(What you have to do):
Your task is to reproduce, verbatim and without pictures, the lines from the opening of the listing through the line containing "13, 9, 7, 5, 4]".
== Material shown ==
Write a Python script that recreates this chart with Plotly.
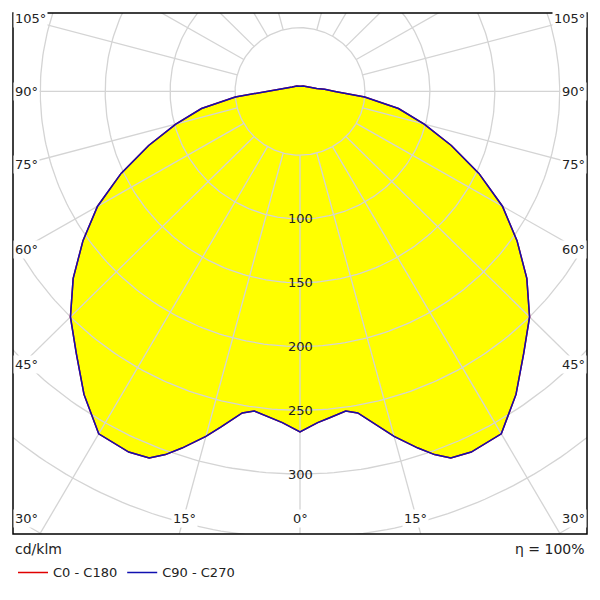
import numpy as np
import plotly.graph_objects as go

# luminous intensity (cd/klm) vs gamma angle, symmetric curve
angles = [0, 3, 5, 8, 10, 13, 15, 18, 20, 22, 25, 30, 35, 40, 45, 50, 55, 60,
          65, 70, 75, 80, 85, 90, 95, 100, 110, 120, 150, 180]
intensity = [267, 260, 257, 253, 256, 270, 280, 294, 303, 310, 312, 310, 290,
             268, 250, 228, 204, 180, 152, 124, 99, 77, 50, 27, 19, 13, 9, 7, 5, 4]

grid_radii = [50, 100, 150, 200, 250, 300, 350, 400, 450]
ring_labels = [100, 150, 200, 250, 300]
spoke_angles = list(range(15, 180, 15))
side_labels = [105, 90, 75, 60, 45]
bottom_labels = [30, 15, 0, 15, 30]

GRID = "#d4d4d4"


def to_xy(theta_deg, r):
    t = np.radians(theta_deg)
    return np.asarray(r) * np.sin(t), -np.asarray(r) * np.cos(t)


fig = go.Figure()

full_a = [-a for a in angles[::-1]] + angles[1:]
full_r = intensity[::-1] + intensity[1:]
cx, cy = to_xy(np.array(full_a), np.array(full_r))

# yellow fill first, grid on top, then outline
fig.add_trace(go.Scatter(x=cx, y=cy, mode="lines", fill="toself", fillcolor="#ffff00",
                         line=dict(width=0), hoverinfo="skip", showlegend=False))

phi = np.linspace(0, 360, 361)
for R in grid_radii:
    x, y = to_xy(phi, R)
    fig.add_trace(go.Scatter(x=x, y=y, mode="lines", line=dict(color=GRID, width=1.3),
                             hoverinfo="skip", showlegend=False))
for a in [0] + spoke_angles + [-s for s in spoke_angles]:
    x, y = to_xy(a, np.array([50, 600]))
    fig.add_trace(go.Scatter(x=x, y=y, mode="lines", line=dict(color=GRID, width=1.3),
                             hoverinfo="skip", showlegend=False))

fig.add_trace(go.Scatter(x=cx, y=cy, mode="lines",
                         line=dict(color="#e00000", width=1.5), name="C0 - C180"))
fig.add_trace(go.Scatter(x=cx, y=cy, mode="lines",
                         line=dict(color="#1010b0", width=1.5), name="C90 - C270"))

annotations = []
for v in ring_labels:
    annotations.append(dict(x=0, y=-v, text=str(v), showarrow=False, bgcolor="rgba(0,0,0,0)",
                            font=dict(size=13, color="#222")))

# angle labels at frame edges
for lab in side_labels:
    yv = -214 / np.tan(np.radians(lab))
    for sx, anc in [(-1, "left"), (1, "right")]:
        annotations.append(dict(x=sx * 221, y=yv, text=f"{lab}°", showarrow=False, xanchor=anc,
                                bgcolor="white", font=dict(size=13)))
for lab, sgn in zip(bottom_labels, [-1, -1, 1, 1, 1]):
    xv = sgn * 333 * np.tan(np.radians(lab))
    anc = "center"
    if abs(xv) > 190:
        xv = sgn * 221
        anc = "left" if sgn < 0 else "right"
    annotations.append(dict(x=xv, y=-335, text=f"{lab}°", showarrow=False, xanchor=anc,
                            bgcolor="white", font=dict(size=13)))
annotations.append(dict(xref="paper", yref="paper", x=0.0, y=-0.01, yanchor="top", xanchor="left",
                        text="cd/klm", showarrow=False, font=dict(size=14)))
annotations.append(dict(xref="paper", yref="paper", x=1.0, y=-0.01, yanchor="top", xanchor="right",
                        text="η = 100%", showarrow=False, font=dict(size=14)))

fig.update_layout(
    plot_bgcolor="white", paper_bgcolor="white",
    margin=dict(l=5, r=5, t=5, b=48),
    xaxis=dict(range=[-221, 221], visible=False, showgrid=False),
    yaxis=dict(range=[-347, 61.5], visible=False, showgrid=False),
    showlegend=True,
    legend=dict(orientation="h", x=0.0, y=-0.045, xanchor="left", yanchor="top",
                font=dict(size=13, family="DejaVu Sans"), bgcolor="rgba(0,0,0,0)"),
    font=dict(family="DejaVu Sans", size=13, color="#222"),
    shapes=[dict(type="rect", xref="paper", yref="paper", x0=0, y0=0, x1=1, y1=1,
                 line=dict(color="black", width=1.5))],
    annotations=annotations,
)

fig.write_html("out.html", default_width="100%", default_height="100%")
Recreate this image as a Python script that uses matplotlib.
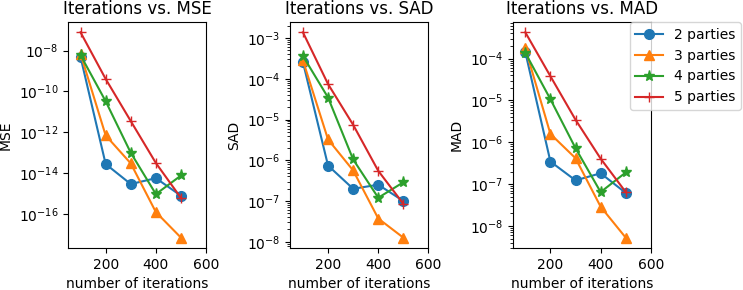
import numpy as np
import matplotlib
matplotlib.use("Agg")
import matplotlib.pyplot as plt

iters = [100, 200, 300, 400, 500]
labels = ["2 parties", "3 parties", "4 parties", "5 parties"]
markers = ["o", "^", "*", "+"]

# log10 values
mse_log = [
    [-8.32, -13.55, -14.53, -14.24, -15.10],
    [-8.16, -12.15, -13.52, -15.90, -17.15],
    [-8.23, -10.48, -13.00, -15.02, -14.11],
    [-7.11, -9.39, -11.45, -13.50, -15.21],
]
sad_log = [
    [-3.59, -6.13, -6.70, -6.60, -7.00],
    [-3.55, -5.49, -6.25, -7.43, -7.90],
    [-3.44, -4.46, -5.98, -6.92, -6.54],
    [-2.86, -4.13, -5.13, -6.26, -7.07],
]
mad_log = [
    [-3.84, -6.46, -6.91, -6.74, -7.21],
    [-3.75, -5.80, -6.38, -7.54, -8.28],
    [-3.86, -4.97, -6.14, -7.19, -6.72],
    [-3.37, -4.42, -5.46, -6.39, -7.19],
]

fig, axes = plt.subplots(1, 3, figsize=(7.43, 2.9), dpi=100)
plt.subplots_adjust(left=0.0915, right=0.876, bottom=0.145, top=0.924, wspace=0.61)

msizes = {"o": 7, "^": 7, "*": 8, "+": 7}
for ax, data, name in zip(axes, [mse_log, sad_log, mad_log], ["MSE", "SAD", "MAD"]):
    for vals, lab, m in zip(data, labels, markers):
        ax.plot(iters, 10.0 ** np.array(vals), marker=m, markersize=msizes[m], label=lab)
    ax.set_yscale("log")
    ax.set_xlim(50, 600)
    ax.set_xticks([200, 400, 600])
    ax.set_xlabel("number of iterations")
    ax.set_ylabel(name)
    ax.set_title("Iterations vs. " + name)

axes[2].legend(loc="upper left", bbox_to_anchor=(0.848, 1.0), borderaxespad=0)

plt.savefig("out.png")
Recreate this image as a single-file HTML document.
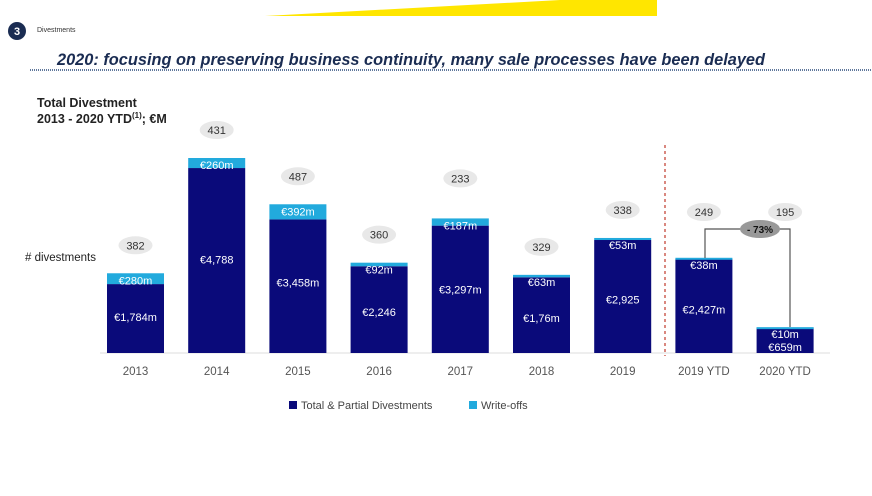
<!DOCTYPE html>
<html><head><meta charset="utf-8"><style>
body{margin:0;width:872px;height:491px;background:#fff;overflow:hidden;font-family:"Liberation Sans",sans-serif}
</style></head><body>
<svg width="872" height="491" font-family="Liberation Sans, sans-serif">
<polygon points="265,16 560,0 657,0 657,16" fill="#ffe600"/>
<circle cx="17" cy="31" r="9" fill="#1a2c52"/>
<text x="17" y="35" font-size="11" font-weight="bold" fill="#fff" text-anchor="middle">3</text>
<text x="37" y="32" font-size="7" fill="#333">Divestments</text>
<text x="57" y="65" font-size="17" font-weight="bold" font-style="italic" fill="#1a2c52" textLength="708" lengthAdjust="spacingAndGlyphs">2020: focusing on preserving business continuity, many sale processes have been delayed</text>
<line x1="30" y1="70" x2="872" y2="70" stroke="#2a4a7a" stroke-width="1.5" stroke-dasharray="1,1"/>
<text x="37" y="107" font-size="12.5" font-weight="bold" fill="#222">Total Divestment</text>
<text x="37" y="123" font-size="12.5" font-weight="bold" fill="#222">2013 - 2020 YTD<tspan font-size="8" dy="-5">(1)</tspan><tspan dy="5">; €M</tspan></text>
<text x="25" y="261" font-size="11.5" fill="#222"># divestments</text>
<line x1="100" y1="353" x2="830" y2="353" stroke="#ddd"/>
<line x1="665" y1="145" x2="665" y2="356" stroke="#c0392b" stroke-width="1.2" stroke-dasharray="3,3"/>
<g id="bars"></g>
<polyline points="705,258 705,229 790,229 790,327" fill="none" stroke="#555" stroke-width="1.2"/>
<ellipse cx="760" cy="229" rx="20" ry="9" fill="#999"/>
<text x="760" y="233" font-size="10" font-weight="bold" fill="#111" text-anchor="middle">- 73%</text>
<rect x="289" y="401" width="8" height="8" fill="#0a0a7a"/>
<text x="301" y="409" font-size="11" fill="#444">Total &amp; Partial Divestments</text>
<rect x="469" y="401" width="8" height="8" fill="#22aadd"/>
<text x="481" y="409" font-size="11" fill="#444">Write-offs</text>
</svg>
<script>
const categories=["2013","2014","2015","2016","2017","2018","2019","2019 YTD","2020 YTD"];
const divestments=[1784,4788,3458,2246,3297,1960,2925,2427,659];
const writeoffs=[280,260,392,92,187,63,53,38,10];
const counts=[382,431,487,360,233,329,338,249,195];
const divLabels=["€1,784m","€4,788","€3,458m","€2,246","€3,297m","€1,76m","€2,925","€2,427m","€659m"];
const woLabels=["€280m","€260m","€392m","€92m","€187m","€63m","€53m","€38m","€10m"];
const NS="http://www.w3.org/2000/svg";
const g=document.getElementById('bars');
const base=353,scale=195/5048;
const xPos=i=>107+i*81.2, bw=57;
const y=v=>base-v*scale;
function mk(t,a){const e=document.createElementNS(NS,t);for(const k in a)e.setAttribute(k,a[k]);g.appendChild(e);return e;}
categories.forEach((c,i)=>{
 const x=xPos(i),d=divestments[i],w=writeoffs[i];
 const r1=mk('rect',{x:x,y:y(d),width:bw,height:base-y(d),fill:'#0a0a7a'});
 
 
 const r2=mk('rect',{x:x,y:y(d+w),width:bw,height:Math.max(2,y(d)-y(d+w)),fill:'#22aadd'});
 
 
 const top=y(d+w);
 const t1=mk('text',{x:x+bw/2,y:top+11,'font-size':11,fill:'#fff','text-anchor':'middle'});t1.textContent=woLabels[i];
 
 
 const dy=i===8?base-2:(top+base)/2+8;
 const t2=mk('text',{x:x+bw/2,y:dy,'font-size':11,fill:'#fff','text-anchor':'middle'});t2.textContent=divLabels[i];
 
 
 let by=top-28; if(i===4)by=top-40; if(i>=7)by=212;
 const el=mk('ellipse',{cx:x+bw/2,cy:by,rx:17,ry:9,fill:'#e8e8e8'});
 
 
 const t3=mk('text',{x:x+bw/2,y:by+4,'font-size':11,fill:'#333','text-anchor':'middle'});t3.textContent=counts[i];
 
 
 const t4=mk('text',{x:x+bw/2,y:375,'font-size':11.5,fill:'#555','text-anchor':'middle'});t4.textContent=c;
 
 
});
</script>
</body></html>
===
(Output of the exercise):
Write a Python script that recreates this chart with Plotly.
import numpy as np
import plotly.graph_objects as go

# luminous intensity (cd/klm) vs gamma angle, symmetric curve
angles = [0, 3, 5, 8, 10, 13, 15, 18, 20, 22, 25, 30, 35, 40, 45, 50, 55, 60,
          65, 70, 75, 80, 85, 90, 95, 100, 110, 120, 150, 180]
intensity = [267, 260, 257, 253, 256, 270, 280, 294, 303, 310, 312, 310, 290,
             268, 250, 228, 204, 180, 152, 124, 99, 77, 50, 27, 19, 13, 9, 7, 5, 4]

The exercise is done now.